* start RECORDS TO PROCESS *

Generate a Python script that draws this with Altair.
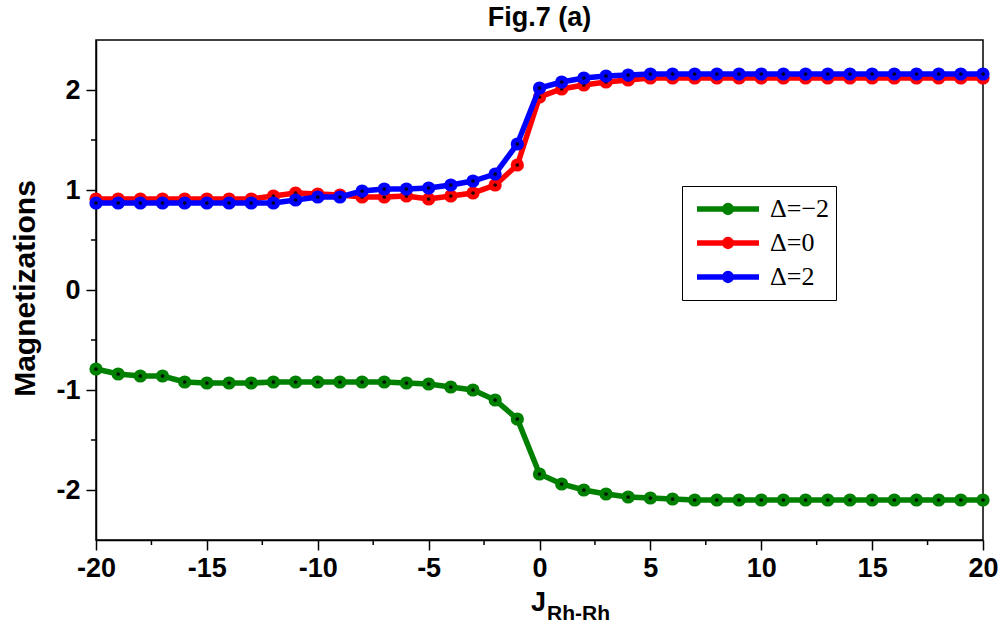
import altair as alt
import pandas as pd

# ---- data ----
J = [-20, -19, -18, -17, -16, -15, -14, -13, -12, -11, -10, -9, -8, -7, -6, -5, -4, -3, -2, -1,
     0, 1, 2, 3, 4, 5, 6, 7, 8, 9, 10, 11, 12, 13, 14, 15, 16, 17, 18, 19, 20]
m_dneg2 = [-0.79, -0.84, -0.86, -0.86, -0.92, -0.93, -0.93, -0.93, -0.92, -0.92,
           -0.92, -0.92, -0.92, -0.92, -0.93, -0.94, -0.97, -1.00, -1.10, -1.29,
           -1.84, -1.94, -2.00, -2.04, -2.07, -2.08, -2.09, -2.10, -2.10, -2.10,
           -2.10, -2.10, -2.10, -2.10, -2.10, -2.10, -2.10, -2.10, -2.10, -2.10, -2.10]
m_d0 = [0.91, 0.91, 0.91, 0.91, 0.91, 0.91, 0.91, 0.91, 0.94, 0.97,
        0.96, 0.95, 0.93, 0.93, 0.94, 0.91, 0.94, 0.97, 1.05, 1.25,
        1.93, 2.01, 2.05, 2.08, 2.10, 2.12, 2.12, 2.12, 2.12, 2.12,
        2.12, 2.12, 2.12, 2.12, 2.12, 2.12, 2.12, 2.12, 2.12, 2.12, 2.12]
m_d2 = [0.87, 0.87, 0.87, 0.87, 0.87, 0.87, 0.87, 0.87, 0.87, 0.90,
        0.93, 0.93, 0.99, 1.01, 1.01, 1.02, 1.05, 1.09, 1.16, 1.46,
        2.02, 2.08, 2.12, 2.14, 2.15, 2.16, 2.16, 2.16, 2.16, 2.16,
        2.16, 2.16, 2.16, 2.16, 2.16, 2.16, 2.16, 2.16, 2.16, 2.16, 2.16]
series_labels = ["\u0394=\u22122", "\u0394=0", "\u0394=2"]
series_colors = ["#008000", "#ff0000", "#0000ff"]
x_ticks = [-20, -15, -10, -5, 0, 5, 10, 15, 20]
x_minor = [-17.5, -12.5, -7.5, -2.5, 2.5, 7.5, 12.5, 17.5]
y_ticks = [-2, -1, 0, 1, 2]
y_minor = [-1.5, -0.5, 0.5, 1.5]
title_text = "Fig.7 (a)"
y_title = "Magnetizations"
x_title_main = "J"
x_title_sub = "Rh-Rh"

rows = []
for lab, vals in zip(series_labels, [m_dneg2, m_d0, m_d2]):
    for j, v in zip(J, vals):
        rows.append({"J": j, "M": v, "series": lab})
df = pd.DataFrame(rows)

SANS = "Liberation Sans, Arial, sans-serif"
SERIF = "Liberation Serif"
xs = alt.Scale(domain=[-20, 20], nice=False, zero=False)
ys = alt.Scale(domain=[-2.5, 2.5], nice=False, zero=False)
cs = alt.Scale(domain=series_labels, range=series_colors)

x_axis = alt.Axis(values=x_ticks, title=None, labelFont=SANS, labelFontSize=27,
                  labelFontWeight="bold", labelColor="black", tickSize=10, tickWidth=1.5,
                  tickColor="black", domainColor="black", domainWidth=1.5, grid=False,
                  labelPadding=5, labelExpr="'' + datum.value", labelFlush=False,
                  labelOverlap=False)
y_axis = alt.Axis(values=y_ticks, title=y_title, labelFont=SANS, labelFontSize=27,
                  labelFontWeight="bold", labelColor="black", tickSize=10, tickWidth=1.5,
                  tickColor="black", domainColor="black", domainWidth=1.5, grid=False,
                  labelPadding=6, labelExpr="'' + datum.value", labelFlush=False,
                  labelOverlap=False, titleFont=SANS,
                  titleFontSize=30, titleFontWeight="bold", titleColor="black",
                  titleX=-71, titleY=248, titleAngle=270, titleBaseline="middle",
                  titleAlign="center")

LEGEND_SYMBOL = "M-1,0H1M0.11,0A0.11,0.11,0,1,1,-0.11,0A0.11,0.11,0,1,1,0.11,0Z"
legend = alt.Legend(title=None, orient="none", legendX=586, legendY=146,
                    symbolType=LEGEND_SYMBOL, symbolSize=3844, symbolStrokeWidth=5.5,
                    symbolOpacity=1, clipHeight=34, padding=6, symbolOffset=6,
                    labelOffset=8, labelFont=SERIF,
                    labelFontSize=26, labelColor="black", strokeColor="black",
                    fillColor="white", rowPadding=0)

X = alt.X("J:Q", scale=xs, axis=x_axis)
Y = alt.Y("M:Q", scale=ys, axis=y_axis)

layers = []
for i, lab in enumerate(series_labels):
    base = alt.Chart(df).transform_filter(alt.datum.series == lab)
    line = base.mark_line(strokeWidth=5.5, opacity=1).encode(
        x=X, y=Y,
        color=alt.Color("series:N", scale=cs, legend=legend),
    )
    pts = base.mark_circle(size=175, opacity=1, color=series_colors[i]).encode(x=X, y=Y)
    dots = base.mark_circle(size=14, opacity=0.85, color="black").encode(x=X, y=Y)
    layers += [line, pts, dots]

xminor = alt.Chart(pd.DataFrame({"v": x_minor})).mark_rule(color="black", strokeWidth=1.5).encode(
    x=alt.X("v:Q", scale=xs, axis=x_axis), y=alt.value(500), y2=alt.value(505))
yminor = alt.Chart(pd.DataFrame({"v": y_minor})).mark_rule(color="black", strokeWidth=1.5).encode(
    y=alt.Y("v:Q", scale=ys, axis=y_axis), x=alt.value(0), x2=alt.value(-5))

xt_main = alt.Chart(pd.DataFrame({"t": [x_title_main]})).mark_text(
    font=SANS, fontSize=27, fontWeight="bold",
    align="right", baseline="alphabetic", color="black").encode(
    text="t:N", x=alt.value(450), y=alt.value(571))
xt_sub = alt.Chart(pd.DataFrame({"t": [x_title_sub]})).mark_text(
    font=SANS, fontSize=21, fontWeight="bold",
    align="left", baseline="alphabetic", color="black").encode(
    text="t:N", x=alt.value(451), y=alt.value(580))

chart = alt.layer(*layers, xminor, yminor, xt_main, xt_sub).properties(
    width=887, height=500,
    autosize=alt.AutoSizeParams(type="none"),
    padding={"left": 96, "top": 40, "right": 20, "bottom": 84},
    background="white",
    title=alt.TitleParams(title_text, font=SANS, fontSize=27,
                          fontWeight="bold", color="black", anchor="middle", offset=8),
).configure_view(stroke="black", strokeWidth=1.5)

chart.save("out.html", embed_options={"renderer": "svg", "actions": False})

* end RECORDS TO PROCESS *
* start RECORDS TO PROCESS *

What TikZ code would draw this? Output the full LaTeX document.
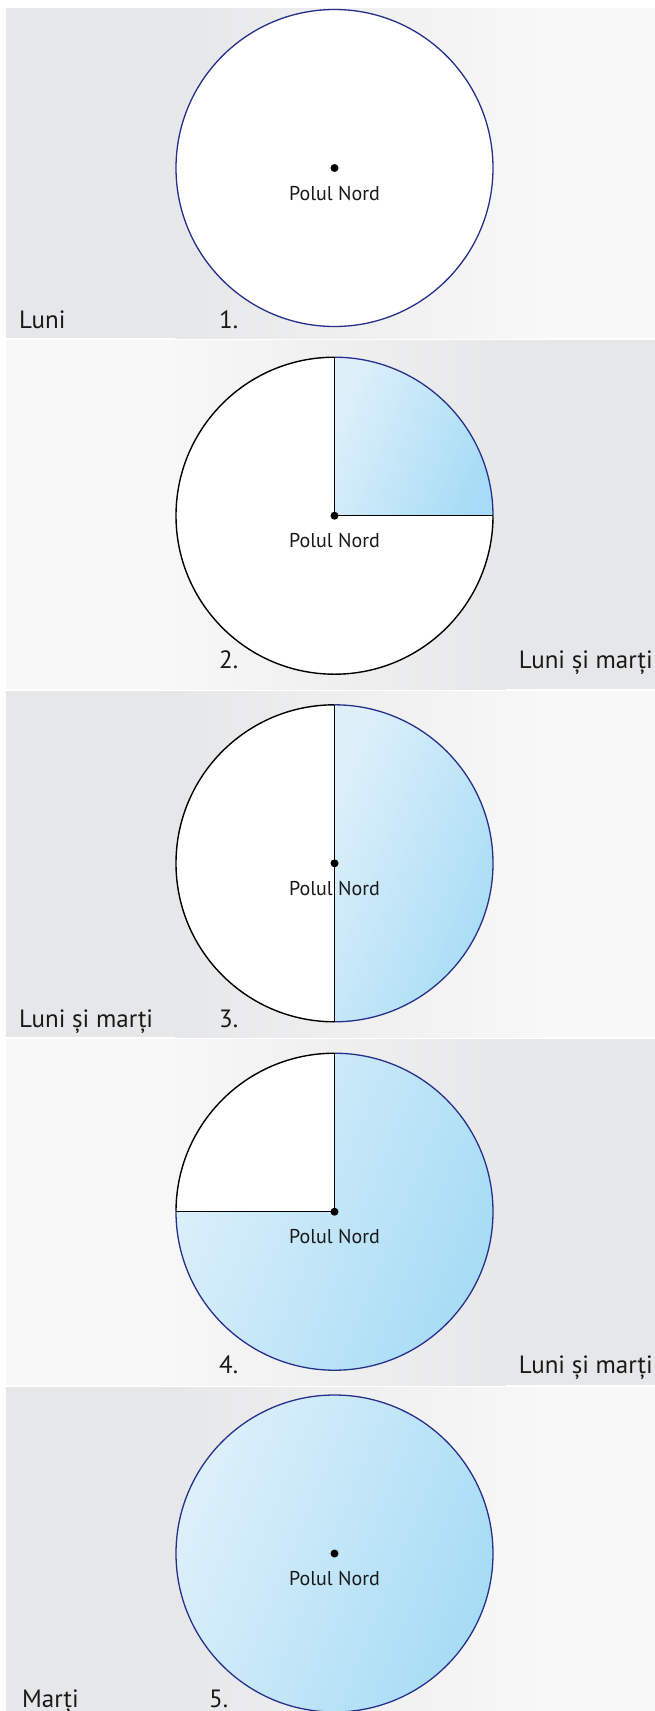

* end RECORDS TO PROCESS *
* start RECORDS TO PROCESS *

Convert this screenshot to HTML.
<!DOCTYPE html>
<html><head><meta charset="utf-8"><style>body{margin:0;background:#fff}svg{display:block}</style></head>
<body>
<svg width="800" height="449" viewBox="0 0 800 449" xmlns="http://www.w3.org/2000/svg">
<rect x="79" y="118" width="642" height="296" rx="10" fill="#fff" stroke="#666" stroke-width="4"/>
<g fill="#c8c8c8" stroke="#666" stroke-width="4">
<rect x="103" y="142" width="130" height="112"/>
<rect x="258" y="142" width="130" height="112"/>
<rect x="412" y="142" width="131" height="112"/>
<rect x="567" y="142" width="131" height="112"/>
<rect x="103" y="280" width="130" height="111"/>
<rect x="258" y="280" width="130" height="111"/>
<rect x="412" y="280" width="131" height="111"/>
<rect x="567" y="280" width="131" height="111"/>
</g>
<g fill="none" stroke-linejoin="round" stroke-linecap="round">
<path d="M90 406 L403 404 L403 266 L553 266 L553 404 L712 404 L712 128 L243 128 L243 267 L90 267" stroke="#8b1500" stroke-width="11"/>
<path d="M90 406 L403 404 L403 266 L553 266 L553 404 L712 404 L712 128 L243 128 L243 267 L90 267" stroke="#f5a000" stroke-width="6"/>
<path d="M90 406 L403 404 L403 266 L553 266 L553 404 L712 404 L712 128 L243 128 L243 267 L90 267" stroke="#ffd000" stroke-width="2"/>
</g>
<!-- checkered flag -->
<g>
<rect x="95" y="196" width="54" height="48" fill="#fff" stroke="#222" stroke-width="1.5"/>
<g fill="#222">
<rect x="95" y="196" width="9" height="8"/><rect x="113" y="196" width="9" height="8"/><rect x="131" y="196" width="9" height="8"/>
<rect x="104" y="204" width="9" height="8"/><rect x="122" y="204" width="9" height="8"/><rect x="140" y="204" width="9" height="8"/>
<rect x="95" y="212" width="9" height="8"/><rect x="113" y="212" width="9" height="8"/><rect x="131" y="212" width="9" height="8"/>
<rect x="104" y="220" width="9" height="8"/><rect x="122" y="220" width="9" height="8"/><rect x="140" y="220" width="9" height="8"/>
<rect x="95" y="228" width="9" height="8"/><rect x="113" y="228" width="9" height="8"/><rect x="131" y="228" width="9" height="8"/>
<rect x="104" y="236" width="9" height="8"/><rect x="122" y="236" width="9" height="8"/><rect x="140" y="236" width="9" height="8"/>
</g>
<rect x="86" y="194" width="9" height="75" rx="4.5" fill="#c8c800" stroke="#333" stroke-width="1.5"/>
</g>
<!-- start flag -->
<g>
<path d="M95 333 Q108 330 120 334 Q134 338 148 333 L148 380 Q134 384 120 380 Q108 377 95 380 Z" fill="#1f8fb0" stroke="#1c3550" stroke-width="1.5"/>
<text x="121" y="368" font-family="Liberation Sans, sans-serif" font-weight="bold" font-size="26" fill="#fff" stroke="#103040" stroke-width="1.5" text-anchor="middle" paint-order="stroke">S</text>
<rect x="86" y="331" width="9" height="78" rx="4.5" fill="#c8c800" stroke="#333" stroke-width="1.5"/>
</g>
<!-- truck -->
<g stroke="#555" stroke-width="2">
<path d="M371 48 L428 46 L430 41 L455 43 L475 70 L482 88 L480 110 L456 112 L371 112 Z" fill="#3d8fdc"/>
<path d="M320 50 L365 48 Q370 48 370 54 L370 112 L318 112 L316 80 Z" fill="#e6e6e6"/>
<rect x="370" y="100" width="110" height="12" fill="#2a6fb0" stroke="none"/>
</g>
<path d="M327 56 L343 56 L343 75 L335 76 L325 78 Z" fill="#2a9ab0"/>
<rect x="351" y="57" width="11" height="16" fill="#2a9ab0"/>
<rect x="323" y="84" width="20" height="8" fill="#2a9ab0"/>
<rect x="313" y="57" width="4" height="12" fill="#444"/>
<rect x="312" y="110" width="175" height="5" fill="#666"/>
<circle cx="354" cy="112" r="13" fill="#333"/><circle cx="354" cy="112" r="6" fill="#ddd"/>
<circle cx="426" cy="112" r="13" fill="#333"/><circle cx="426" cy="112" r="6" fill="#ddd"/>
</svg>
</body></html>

* end RECORDS TO PROCESS *

REQUEST - Show all lines in the entries above where the word "this" appears.

ANSWER TO THE TASK -
Generate a Python script that draws this with Altair.
What TikZ code would draw this? Output the full LaTeX document.
Convert this screenshot to HTML.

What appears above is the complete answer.